**TASK DESCRIPTION**
Reproduce the lines of the material exactly, excluding every image.

**INFORMATION PROVIDED**
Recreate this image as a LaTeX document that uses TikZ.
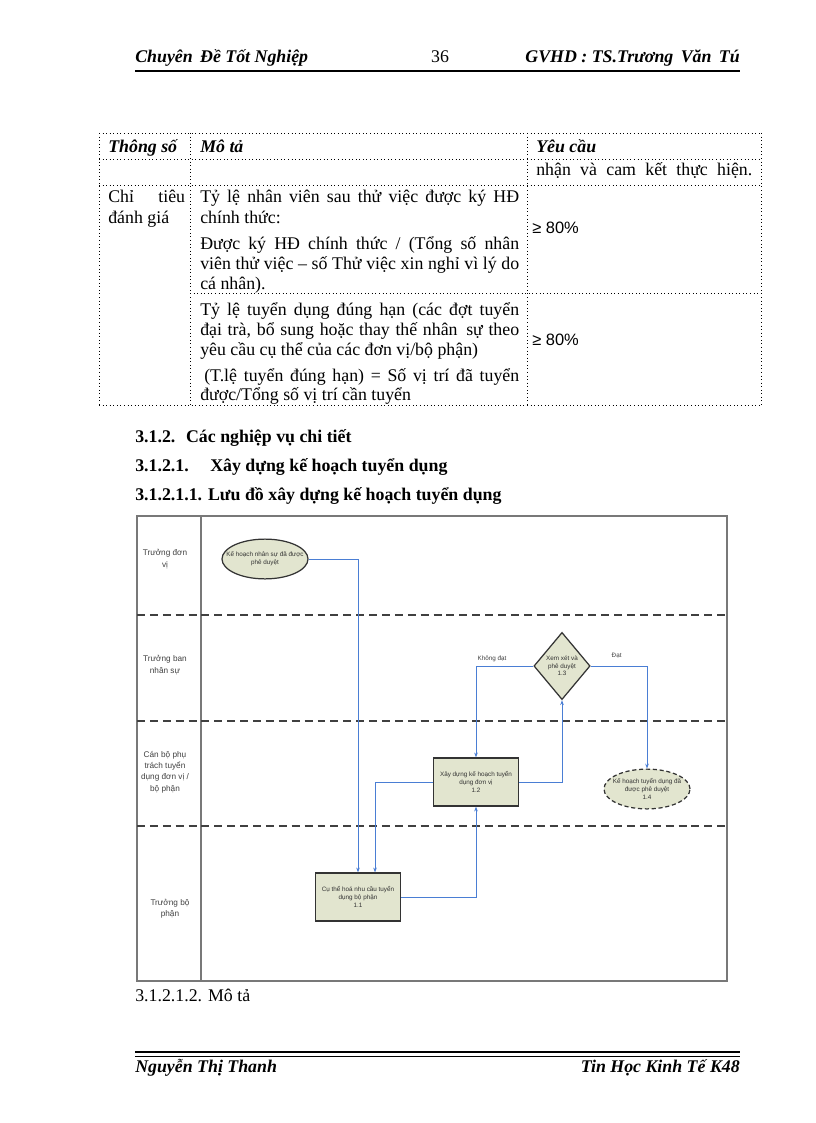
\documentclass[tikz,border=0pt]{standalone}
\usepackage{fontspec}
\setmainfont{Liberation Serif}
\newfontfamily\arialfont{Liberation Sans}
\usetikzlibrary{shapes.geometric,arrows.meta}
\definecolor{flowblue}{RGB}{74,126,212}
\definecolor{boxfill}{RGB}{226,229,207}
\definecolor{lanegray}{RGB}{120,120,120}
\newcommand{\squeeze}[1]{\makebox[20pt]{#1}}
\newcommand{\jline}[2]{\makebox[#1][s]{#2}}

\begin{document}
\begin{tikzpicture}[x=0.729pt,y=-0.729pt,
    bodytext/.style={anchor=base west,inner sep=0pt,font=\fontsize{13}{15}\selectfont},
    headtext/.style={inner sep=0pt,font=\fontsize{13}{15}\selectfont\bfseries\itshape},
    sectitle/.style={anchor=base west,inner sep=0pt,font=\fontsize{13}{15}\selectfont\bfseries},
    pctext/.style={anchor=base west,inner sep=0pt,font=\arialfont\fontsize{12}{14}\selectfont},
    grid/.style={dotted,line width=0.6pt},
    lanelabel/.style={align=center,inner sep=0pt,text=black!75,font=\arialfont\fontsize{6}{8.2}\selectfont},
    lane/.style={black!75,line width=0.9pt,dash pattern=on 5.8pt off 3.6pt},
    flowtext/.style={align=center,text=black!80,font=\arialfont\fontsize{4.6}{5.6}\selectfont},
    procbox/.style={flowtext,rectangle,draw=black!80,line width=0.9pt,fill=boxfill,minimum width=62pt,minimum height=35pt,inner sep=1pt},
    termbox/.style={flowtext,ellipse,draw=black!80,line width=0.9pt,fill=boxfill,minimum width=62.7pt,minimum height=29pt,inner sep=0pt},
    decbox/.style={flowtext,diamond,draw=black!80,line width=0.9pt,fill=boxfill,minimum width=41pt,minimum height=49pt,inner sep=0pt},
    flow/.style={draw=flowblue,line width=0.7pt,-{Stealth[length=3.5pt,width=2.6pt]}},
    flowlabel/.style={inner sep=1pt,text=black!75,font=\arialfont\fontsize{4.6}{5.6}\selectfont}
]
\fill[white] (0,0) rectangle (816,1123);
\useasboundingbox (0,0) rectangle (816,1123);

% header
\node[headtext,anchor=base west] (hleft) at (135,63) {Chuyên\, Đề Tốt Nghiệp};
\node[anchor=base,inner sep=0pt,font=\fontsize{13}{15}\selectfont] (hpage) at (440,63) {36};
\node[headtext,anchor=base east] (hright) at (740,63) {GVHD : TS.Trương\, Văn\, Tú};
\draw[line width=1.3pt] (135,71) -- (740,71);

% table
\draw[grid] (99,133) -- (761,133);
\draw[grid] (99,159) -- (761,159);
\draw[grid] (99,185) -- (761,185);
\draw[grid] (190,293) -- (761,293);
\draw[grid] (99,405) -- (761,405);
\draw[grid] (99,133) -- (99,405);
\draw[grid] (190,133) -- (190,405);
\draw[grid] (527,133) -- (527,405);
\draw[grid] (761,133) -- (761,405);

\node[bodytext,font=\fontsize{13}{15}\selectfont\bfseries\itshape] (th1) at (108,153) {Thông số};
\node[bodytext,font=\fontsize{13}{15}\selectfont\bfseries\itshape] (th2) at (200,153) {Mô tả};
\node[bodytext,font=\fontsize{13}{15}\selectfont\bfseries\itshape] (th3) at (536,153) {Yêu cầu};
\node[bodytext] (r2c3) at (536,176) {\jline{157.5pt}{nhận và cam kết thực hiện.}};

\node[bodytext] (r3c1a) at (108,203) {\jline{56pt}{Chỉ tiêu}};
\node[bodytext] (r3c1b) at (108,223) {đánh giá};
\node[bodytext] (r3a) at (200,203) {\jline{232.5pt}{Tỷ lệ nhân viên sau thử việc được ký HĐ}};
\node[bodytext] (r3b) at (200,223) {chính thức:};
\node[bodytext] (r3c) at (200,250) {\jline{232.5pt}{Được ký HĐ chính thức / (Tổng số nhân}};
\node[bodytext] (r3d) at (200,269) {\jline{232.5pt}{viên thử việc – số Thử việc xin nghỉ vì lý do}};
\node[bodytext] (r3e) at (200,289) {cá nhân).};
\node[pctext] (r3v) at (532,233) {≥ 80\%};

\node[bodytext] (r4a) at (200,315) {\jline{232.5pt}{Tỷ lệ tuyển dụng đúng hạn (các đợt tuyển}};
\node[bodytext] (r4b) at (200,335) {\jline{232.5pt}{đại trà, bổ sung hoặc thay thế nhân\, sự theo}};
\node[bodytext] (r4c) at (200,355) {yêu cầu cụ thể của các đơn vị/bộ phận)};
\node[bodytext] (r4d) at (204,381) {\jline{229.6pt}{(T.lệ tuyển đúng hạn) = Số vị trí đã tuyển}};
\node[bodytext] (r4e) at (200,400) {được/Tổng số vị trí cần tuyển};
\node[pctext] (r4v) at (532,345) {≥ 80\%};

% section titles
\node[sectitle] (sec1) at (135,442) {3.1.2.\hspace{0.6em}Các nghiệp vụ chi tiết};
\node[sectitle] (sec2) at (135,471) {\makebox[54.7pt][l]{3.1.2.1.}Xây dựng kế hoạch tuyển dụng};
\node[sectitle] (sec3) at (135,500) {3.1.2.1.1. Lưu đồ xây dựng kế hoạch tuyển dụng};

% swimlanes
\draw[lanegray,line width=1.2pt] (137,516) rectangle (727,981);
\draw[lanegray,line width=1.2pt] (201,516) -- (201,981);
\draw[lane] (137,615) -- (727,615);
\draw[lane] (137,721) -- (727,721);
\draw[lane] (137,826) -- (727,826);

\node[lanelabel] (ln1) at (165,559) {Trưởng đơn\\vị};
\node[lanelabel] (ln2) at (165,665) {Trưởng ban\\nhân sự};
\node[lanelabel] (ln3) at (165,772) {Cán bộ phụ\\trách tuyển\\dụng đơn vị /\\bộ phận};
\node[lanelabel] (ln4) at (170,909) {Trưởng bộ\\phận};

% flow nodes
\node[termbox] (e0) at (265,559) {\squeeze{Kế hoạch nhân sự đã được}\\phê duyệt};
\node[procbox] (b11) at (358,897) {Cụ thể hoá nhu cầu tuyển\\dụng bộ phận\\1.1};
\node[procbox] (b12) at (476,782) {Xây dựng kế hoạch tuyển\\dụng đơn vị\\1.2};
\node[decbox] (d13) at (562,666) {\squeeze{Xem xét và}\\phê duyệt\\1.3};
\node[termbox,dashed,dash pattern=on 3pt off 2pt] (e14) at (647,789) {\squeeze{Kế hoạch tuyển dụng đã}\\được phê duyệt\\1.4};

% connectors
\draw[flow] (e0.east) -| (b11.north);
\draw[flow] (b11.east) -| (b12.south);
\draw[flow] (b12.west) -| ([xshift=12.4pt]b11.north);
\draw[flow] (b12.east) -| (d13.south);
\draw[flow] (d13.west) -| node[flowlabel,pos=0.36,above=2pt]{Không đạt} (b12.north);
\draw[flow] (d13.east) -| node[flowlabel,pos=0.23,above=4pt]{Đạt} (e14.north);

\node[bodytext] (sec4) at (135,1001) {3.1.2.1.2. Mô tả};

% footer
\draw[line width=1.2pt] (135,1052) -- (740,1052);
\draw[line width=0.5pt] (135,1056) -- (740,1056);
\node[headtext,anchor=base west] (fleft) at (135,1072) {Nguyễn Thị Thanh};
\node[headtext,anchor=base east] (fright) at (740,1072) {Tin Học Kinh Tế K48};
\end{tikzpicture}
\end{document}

**REPLY**
Recreate this image as a LaTeX document that uses TikZ.
\documentclass[tikz,border=0pt]{standalone}
\usepackage{fontspec}
\setmainfont{Liberation Serif}
\newfontfamily\arialfont{Liberation Sans}
\usetikzlibrary{shapes.geometric,arrows.meta}
\definecolor{flowblue}{RGB}{74,126,212}
\definecolor{boxfill}{RGB}{226,229,207}
\definecolor{lanegray}{RGB}{120,120,120}
\newcommand{\squeeze}[1]{\makebox[20pt]{#1}}
\newcommand{\jline}[2]{\makebox[#1][s]{#2}}

\begin{document}
\begin{tikzpicture}[x=0.729pt,y=-0.729pt,
    bodytext/.style={anchor=base west,inner sep=0pt,font=\fontsize{13}{15}\selectfont},
    headtext/.style={inner sep=0pt,font=\fontsize{13}{15}\selectfont\bfseries\itshape},
    sectitle/.style={anchor=base west,inner sep=0pt,font=\fontsize{13}{15}\selectfont\bfseries},
    pctext/.style={anchor=base west,inner sep=0pt,font=\arialfont\fontsize{12}{14}\selectfont},
    grid/.style={dotted,line width=0.6pt},
    lanelabel/.style={align=center,inner sep=0pt,text=black!75,font=\arialfont\fontsize{6}{8.2}\selectfont},
    lane/.style={black!75,line width=0.9pt,dash pattern=on 5.8pt off 3.6pt},
    flowtext/.style={align=center,text=black!80,font=\arialfont\fontsize{4.6}{5.6}\selectfont},
    procbox/.style={flowtext,rectangle,draw=black!80,line width=0.9pt,fill=boxfill,minimum width=62pt,minimum height=35pt,inner sep=1pt},
    termbox/.style={flowtext,ellipse,draw=black!80,line width=0.9pt,fill=boxfill,minimum width=62.7pt,minimum height=29pt,inner sep=0pt},
    decbox/.style={flowtext,diamond,draw=black!80,line width=0.9pt,fill=boxfill,minimum width=41pt,minimum height=49pt,inner sep=0pt},
    flow/.style={draw=flowblue,line width=0.7pt,-{Stealth[length=3.5pt,width=2.6pt]}},
    flowlabel/.style={inner sep=1pt,text=black!75,font=\arialfont\fontsize{4.6}{5.6}\selectfont}
]
\fill[white] (0,0) rectangle (816,1123);
\useasboundingbox (0,0) rectangle (816,1123);

% header
\node[headtext,anchor=base west] (hleft) at (135,63) {Chuyên\, Đề Tốt Nghiệp};
\node[anchor=base,inner sep=0pt,font=\fontsize{13}{15}\selectfont] (hpage) at (440,63) {36};
\node[headtext,anchor=base east] (hright) at (740,63) {GVHD : TS.Trương\, Văn\, Tú};
\draw[line width=1.3pt] (135,71) -- (740,71);

% table
\draw[grid] (99,133) -- (761,133);
\draw[grid] (99,159) -- (761,159);
\draw[grid] (99,185) -- (761,185);
\draw[grid] (190,293) -- (761,293);
\draw[grid] (99,405) -- (761,405);
\draw[grid] (99,133) -- (99,405);
\draw[grid] (190,133) -- (190,405);
\draw[grid] (527,133) -- (527,405);
\draw[grid] (761,133) -- (761,405);

\node[bodytext,font=\fontsize{13}{15}\selectfont\bfseries\itshape] (th1) at (108,153) {Thông số};
\node[bodytext,font=\fontsize{13}{15}\selectfont\bfseries\itshape] (th2) at (200,153) {Mô tả};
\node[bodytext,font=\fontsize{13}{15}\selectfont\bfseries\itshape] (th3) at (536,153) {Yêu cầu};
\node[bodytext] (r2c3) at (536,176) {\jline{157.5pt}{nhận và cam kết thực hiện.}};

\node[bodytext] (r3c1a) at (108,203) {\jline{56pt}{Chỉ tiêu}};
\node[bodytext] (r3c1b) at (108,223) {đánh giá};
\node[bodytext] (r3a) at (200,203) {\jline{232.5pt}{Tỷ lệ nhân viên sau thử việc được ký HĐ}};
\node[bodytext] (r3b) at (200,223) {chính thức:};
\node[bodytext] (r3c) at (200,250) {\jline{232.5pt}{Được ký HĐ chính thức / (Tổng số nhân}};
\node[bodytext] (r3d) at (200,269) {\jline{232.5pt}{viên thử việc – số Thử việc xin nghỉ vì lý do}};
\node[bodytext] (r3e) at (200,289) {cá nhân).};
\node[pctext] (r3v) at (532,233) {≥ 80\%};

\node[bodytext] (r4a) at (200,315) {\jline{232.5pt}{Tỷ lệ tuyển dụng đúng hạn (các đợt tuyển}};
\node[bodytext] (r4b) at (200,335) {\jline{232.5pt}{đại trà, bổ sung hoặc thay thế nhân\, sự theo}};
\node[bodytext] (r4c) at (200,355) {yêu cầu cụ thể của các đơn vị/bộ phận)};
\node[bodytext] (r4d) at (204,381) {\jline{229.6pt}{(T.lệ tuyển đúng hạn) = Số vị trí đã tuyển}};
\node[bodytext] (r4e) at (200,400) {được/Tổng số vị trí cần tuyển};
\node[pctext] (r4v) at (532,345) {≥ 80\%};

% section titles
\node[sectitle] (sec1) at (135,442) {3.1.2.\hspace{0.6em}Các nghiệp vụ chi tiết};
\node[sectitle] (sec2) at (135,471) {\makebox[54.7pt][l]{3.1.2.1.}Xây dựng kế hoạch tuyển dụng};
\node[sectitle] (sec3) at (135,500) {3.1.2.1.1. Lưu đồ xây dựng kế hoạch tuyển dụng};

% swimlanes
\draw[lanegray,line width=1.2pt] (137,516) rectangle (727,981);
\draw[lanegray,line width=1.2pt] (201,516) -- (201,981);
\draw[lane] (137,615) -- (727,615);
\draw[lane] (137,721) -- (727,721);
\draw[lane] (137,826) -- (727,826);

\node[lanelabel] (ln1) at (165,559) {Trưởng đơn\\vị};
\node[lanelabel] (ln2) at (165,665) {Trưởng ban\\nhân sự};
\node[lanelabel] (ln3) at (165,772) {Cán bộ phụ\\trách tuyển\\dụng đơn vị /\\bộ phận};
\node[lanelabel] (ln4) at (170,909) {Trưởng bộ\\phận};

% flow nodes
\node[termbox] (e0) at (265,559) {\squeeze{Kế hoạch nhân sự đã được}\\phê duyệt};
\node[procbox] (b11) at (358,897) {Cụ thể hoá nhu cầu tuyển\\dụng bộ phận\\1.1};
\node[procbox] (b12) at (476,782) {Xây dựng kế hoạch tuyển\\dụng đơn vị\\1.2};
\node[decbox] (d13) at (562,666) {\squeeze{Xem xét và}\\phê duyệt\\1.3};
\node[termbox,dashed,dash pattern=on 3pt off 2pt] (e14) at (647,789) {\squeeze{Kế hoạch tuyển dụng đã}\\được phê duyệt\\1.4};

% connectors
\draw[flow] (e0.east) -| (b11.north);
\draw[flow] (b11.east) -| (b12.south);
\draw[flow] (b12.west) -| ([xshift=12.4pt]b11.north);
\draw[flow] (b12.east) -| (d13.south);
\draw[flow] (d13.west) -| node[flowlabel,pos=0.36,above=2pt]{Không đạt} (b12.north);
\draw[flow] (d13.east) -| node[flowlabel,pos=0.23,above=4pt]{Đạt} (e14.north);

\node[bodytext] (sec4) at (135,1001) {3.1.2.1.2. Mô tả};

% footer
\draw[line width=1.2pt] (135,1052) -- (740,1052);
\draw[line width=0.5pt] (135,1056) -- (740,1056);
\node[headtext,anchor=base west] (fleft) at (135,1072) {Nguyễn Thị Thanh};
\node[headtext,anchor=base east] (fright) at (740,1072) {Tin Học Kinh Tế K48};
\end{tikzpicture}
\end{document}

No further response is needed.